Dempsey Arrives in Baghdad for Anti-ISIL Campaign Talks



DoD News, Defense Media Activity

WASHINGTON, Nov. 15, 2014 – Army Gen. Martin E. Dempsey, the chairman of the Joint Chiefs of Staff, arrived in Baghdad, Iraq’s capital city, today in an unannounced visit for talks with U.S. and Iraqi officials on the way ahead in the campaign against the Islamic State of Iraq and the Levant, according to the Voice of America and other news reports.

Dempsey also met with U.S. service members during a town hall meeting in Baghdad.

Dempsey and Defense Secretary Chuck Hagel testified before the House Armed Service Committee Nov. 13 on the progress of the campaign.
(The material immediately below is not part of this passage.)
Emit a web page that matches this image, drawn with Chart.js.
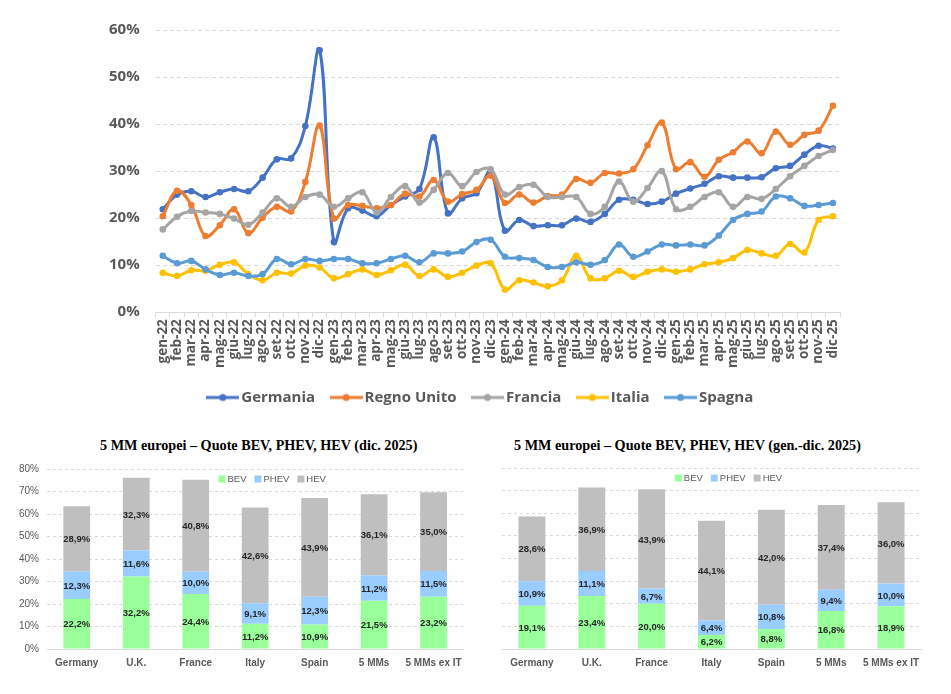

Dempsey told the House panel that the effort against ISIL is “Iraq first,” not “Iraq only.”

“Broadly, our strategy is to reinforce a credible partner in the Iraqi government and assist regional stakeholders to address the 20 million disenfranchised Sunnis who live between Damascus and Baghdad,” Dempsey told committee. “They have to reject ISIL’s radical ideology from within.”

Dempsey also urged Congress and the American people to develop the strategic patience needed to see the effort through.

The campaign calls on Iraqis and the anti-ISIL coalition to squeeze the extremists from multiple directions, Dempsey told the House committee. The coalition must take on ISIL inside Iraq. It must deny the group safe haven inside Syria.

“We need to take a long view,” the chairman told the House panel.

Many lines of effort must proceed apace including “counter-financing, counter-foreign fighter flow, counter-messaging, humanitarian aid, economic progress, the air campaign, restoring an offensive capability within the Iraqi Security Forces, and a ground campaign managed by the Iraqi Security Forces from the south and the Peshmerga from the north, with contribution from the tribes in particular in al-Anbar and Nineveh,” Dempsey said.